Bill Grant Column October 14, 2008
Vote 'Yes’ on Referendum O and Referred Measure 1A for better government
The November ballot includes two “good government” issues, one at the state level and one for Mesa County, that should be approved by local voters.
Proposition O will change the way we amend the Colorado Constitution, while Referred Measure 1A expands the Mesa County Board of Commissioners from three to five members.
Since its adoption in 1876, the Colorado Constitution has been amended over 150 times — 52 times since 1980. By contrast, the United States Constitution has been amended only 27 times in its more than 200 years of existence. The supreme law of Colorado should be less subject to the winds of change.
Proposition O will tighten the rules for amending the state Constitution, while making it easier to pass a statutory law by referendum. Because constitutional amendments are not subject to change by the Legislature, they not only clutter the Constitution long beyond their useful legal life, they can, as in the case of Amendment 23 and TABOR, create conflicts within the constitution that the Legislature is powerless to fix. Statutory laws can be changed by the Legislature.
On the other hand, voters like constitutional amendments precisely because they cannot be undone by the Legislature, as has happened in the past with some statutory measures. Proposition O deals with this problem by prohibiting legislative change to citizen-approved statutory laws for five years after passage.
Proposition O, initiated by the state Legislature, proposes to increase the number and geographic distribution of signatures required to initiate and pass a constitutional amendment, while simplifying the process for adding statutory issues to the ballot. It is supported by a large bipartisan majority of elected state officials from both parties, and also has wide support from other civic entities and good government groups.
This proposition is a good trade-off for voters. It preserves a simple procedure for citizen-driven initiatives for new Colorado statutes, while elevating the requirements for a constitutional amendment sufficiently to discourage use of that option as a first choice.
Mesa County voters also should approve Referred Measure 1A to increase the Board of County Commissioners from the present three members to five. To ensure that the expanded board adequately represents the diverse constituencies of the county, Election Method 1 should also be approved.
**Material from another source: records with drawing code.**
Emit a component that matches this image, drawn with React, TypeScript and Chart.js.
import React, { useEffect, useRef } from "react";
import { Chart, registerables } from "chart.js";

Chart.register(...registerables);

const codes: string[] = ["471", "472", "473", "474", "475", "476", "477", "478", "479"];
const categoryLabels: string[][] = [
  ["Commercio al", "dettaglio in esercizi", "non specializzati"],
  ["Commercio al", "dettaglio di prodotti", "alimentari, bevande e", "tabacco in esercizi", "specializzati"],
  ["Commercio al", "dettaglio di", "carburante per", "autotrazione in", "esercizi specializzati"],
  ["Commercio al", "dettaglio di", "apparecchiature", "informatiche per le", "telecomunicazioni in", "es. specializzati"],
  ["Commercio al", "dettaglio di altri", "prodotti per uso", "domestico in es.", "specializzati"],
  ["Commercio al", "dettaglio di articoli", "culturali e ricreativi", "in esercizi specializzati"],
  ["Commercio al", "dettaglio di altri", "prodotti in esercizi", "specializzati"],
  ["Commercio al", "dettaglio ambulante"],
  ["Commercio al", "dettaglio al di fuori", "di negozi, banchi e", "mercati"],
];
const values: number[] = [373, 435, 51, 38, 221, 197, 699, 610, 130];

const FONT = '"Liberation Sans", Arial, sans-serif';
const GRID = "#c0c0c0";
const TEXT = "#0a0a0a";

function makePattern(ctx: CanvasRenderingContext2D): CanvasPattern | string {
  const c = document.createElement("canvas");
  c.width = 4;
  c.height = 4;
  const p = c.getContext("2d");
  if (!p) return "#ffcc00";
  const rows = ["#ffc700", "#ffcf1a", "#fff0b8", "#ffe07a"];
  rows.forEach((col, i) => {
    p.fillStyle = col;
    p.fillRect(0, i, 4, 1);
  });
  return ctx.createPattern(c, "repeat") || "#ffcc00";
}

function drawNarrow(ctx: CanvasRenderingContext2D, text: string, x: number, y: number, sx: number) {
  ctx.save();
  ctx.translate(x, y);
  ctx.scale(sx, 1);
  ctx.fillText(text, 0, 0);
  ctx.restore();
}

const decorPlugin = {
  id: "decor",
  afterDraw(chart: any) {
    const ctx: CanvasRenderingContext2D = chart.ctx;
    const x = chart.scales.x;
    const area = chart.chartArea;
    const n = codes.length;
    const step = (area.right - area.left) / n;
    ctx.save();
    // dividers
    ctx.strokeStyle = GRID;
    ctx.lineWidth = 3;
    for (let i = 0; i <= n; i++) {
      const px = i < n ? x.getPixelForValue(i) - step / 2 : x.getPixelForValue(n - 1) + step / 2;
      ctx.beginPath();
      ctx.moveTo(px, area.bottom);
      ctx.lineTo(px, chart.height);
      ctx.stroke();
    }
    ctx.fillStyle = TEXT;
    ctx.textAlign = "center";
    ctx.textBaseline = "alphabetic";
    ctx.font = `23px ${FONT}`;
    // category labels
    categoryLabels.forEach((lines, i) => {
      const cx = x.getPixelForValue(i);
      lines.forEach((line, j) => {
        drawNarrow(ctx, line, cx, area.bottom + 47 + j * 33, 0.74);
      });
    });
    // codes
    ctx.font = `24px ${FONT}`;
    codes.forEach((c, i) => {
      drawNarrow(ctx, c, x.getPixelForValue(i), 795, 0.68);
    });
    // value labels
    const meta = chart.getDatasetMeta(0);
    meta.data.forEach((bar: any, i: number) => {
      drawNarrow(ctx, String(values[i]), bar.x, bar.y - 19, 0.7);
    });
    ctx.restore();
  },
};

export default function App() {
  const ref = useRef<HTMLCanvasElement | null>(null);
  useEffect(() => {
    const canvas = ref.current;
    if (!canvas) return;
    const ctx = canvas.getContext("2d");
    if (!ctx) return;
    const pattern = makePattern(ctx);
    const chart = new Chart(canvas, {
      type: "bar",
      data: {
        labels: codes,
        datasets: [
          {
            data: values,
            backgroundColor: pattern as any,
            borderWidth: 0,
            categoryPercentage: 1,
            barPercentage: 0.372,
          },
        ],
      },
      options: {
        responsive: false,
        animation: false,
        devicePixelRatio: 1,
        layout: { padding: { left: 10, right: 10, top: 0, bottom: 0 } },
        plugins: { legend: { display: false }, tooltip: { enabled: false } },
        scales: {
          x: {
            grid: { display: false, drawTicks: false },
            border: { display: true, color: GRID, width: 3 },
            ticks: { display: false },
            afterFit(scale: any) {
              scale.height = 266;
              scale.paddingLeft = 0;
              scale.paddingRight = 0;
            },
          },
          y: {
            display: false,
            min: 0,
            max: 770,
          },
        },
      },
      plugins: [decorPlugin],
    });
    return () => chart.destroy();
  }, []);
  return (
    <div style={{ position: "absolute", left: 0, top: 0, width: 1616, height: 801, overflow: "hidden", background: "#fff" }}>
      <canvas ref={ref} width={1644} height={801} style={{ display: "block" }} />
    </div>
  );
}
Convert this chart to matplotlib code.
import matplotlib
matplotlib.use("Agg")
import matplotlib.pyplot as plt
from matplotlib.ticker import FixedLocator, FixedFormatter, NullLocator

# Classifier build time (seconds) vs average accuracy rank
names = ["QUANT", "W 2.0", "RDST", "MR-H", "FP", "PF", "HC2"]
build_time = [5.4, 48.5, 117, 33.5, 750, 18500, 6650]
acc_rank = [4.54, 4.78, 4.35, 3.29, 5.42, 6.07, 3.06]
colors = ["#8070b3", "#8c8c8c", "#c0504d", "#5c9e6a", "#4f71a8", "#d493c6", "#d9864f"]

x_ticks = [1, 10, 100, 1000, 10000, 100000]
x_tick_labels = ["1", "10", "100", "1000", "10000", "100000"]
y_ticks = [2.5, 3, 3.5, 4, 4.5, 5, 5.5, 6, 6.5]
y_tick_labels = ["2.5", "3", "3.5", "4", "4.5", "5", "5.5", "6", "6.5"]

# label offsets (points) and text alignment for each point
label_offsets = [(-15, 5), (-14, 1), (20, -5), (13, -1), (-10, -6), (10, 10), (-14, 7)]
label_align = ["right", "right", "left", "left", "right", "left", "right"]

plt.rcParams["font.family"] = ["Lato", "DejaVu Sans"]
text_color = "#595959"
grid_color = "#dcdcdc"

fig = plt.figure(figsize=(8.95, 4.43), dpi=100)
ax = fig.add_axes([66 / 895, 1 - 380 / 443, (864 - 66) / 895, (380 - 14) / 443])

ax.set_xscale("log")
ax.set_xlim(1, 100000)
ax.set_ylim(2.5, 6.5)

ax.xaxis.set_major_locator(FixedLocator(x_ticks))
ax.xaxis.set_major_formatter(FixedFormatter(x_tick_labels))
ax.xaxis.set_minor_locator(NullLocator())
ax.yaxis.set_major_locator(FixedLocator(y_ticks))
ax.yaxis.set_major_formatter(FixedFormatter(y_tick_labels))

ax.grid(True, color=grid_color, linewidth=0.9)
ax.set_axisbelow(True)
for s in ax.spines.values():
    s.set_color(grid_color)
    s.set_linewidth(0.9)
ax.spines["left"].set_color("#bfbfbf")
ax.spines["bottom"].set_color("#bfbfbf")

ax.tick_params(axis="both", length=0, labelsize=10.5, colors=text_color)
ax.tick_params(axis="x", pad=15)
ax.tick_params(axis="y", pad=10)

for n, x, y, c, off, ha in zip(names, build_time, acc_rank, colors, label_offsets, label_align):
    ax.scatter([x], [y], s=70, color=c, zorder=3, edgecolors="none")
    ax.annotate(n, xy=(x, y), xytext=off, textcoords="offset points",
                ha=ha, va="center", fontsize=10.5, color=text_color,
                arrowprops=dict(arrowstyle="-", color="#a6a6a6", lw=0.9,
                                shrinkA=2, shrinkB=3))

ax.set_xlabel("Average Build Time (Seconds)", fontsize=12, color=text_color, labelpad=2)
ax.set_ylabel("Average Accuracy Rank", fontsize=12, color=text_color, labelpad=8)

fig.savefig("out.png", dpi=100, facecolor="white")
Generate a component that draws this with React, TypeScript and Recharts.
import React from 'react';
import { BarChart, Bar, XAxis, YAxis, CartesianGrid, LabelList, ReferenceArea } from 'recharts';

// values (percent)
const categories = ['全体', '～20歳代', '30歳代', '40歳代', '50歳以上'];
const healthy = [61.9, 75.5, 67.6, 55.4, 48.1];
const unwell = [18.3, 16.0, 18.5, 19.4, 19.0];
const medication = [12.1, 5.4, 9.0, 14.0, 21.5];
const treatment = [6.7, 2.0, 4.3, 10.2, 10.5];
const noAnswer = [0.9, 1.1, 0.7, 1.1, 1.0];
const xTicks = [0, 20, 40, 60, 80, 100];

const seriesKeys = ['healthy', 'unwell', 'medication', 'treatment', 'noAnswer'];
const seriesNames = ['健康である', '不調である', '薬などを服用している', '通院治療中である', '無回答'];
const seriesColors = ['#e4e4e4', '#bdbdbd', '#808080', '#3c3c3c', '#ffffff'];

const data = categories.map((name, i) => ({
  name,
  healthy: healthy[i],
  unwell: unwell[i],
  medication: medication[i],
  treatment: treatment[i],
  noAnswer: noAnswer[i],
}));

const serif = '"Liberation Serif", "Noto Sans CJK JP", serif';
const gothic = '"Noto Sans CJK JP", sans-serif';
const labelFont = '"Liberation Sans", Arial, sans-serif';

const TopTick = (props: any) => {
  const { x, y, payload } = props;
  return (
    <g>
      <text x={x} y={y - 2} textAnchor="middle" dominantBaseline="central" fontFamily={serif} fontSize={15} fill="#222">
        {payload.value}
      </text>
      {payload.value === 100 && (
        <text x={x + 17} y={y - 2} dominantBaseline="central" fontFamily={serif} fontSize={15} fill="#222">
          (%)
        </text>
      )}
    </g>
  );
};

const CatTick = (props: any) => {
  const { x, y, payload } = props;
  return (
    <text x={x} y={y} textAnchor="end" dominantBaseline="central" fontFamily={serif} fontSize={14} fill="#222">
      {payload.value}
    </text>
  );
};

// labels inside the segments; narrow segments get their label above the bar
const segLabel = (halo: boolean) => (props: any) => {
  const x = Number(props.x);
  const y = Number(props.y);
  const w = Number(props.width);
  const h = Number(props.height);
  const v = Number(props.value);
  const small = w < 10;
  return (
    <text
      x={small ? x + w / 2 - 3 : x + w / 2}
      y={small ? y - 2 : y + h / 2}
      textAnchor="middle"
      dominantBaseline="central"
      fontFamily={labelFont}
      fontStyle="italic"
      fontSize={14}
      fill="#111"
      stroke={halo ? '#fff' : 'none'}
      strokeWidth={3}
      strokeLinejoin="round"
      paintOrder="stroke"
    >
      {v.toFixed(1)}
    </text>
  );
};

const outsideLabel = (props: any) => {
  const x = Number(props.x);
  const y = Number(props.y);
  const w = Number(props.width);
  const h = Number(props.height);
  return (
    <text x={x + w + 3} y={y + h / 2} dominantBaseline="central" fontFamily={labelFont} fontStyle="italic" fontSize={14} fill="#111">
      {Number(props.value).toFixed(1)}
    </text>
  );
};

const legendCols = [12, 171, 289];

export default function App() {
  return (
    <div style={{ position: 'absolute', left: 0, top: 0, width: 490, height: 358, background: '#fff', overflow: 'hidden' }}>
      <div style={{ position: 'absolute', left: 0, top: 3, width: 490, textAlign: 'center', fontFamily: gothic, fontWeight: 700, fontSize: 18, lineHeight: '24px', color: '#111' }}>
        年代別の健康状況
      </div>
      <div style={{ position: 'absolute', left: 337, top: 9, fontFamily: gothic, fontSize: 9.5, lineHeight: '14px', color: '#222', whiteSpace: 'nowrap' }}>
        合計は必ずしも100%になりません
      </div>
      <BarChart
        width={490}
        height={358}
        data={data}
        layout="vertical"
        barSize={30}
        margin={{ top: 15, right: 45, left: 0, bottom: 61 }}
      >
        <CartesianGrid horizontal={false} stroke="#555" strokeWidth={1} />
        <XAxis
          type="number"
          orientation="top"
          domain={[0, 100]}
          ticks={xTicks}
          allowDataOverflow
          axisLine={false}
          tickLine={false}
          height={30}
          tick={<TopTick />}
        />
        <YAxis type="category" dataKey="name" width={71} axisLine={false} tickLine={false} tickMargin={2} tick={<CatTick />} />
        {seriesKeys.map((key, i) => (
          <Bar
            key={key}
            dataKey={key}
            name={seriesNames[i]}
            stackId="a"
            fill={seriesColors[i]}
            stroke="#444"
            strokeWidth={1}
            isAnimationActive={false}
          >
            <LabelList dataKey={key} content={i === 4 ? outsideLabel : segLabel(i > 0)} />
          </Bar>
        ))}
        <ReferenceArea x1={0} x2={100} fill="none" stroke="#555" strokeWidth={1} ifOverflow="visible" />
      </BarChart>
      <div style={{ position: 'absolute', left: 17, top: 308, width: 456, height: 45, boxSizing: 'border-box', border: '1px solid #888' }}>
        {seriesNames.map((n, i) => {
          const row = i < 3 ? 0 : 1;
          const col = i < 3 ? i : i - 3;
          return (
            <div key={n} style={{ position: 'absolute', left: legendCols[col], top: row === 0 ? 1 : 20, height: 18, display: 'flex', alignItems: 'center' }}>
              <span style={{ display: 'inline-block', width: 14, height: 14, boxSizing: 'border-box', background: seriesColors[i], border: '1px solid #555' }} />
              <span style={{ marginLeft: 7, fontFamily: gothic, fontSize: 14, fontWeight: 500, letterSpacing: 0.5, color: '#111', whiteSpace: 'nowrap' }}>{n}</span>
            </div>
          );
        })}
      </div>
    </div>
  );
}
Election Method 1 designates that three commissioners be elected from districts by voters living within those districts. The remaining two will be elected at large by all county voters. This is a change from the present requirement that the three commissioners each must reside in the district they represent, but be elected at large by all county voters.
The two compelling arguments driving this revision of the Board of County Commissioners are the need for a wider geographical distribution of commissioners, and the need for a wider variety of voices to deliberate important issues affecting the community.
Measure 1A and Election Method 1 are the most effective ways to make commissioners more accountable to those who elect them and to increase diversity among commissioners.
Though the state designates three commissioners as the minimum requirement for county boards of commissioners, a number of Colorado counties have expanded to five commissioners, often as a consequence of growth.
Significantly, no counties have reversed course to return to three commissioners after the change to five. More government can be better government.
Measure 1A and Method 1 are supported by five local municipal governments in Mesa County, civic organizations ranging from the Chamber of Commerce to Western Colorado Congress, and a virtual who’s who of current and former elected officials and leading citizens of all political persuasions.
Good government is as important at the county as at the state level. It is in the hands of the voters to determine how effective they want their government to be. Positive votes on Proposition O and Referred Measure 1A are steps in the right direction.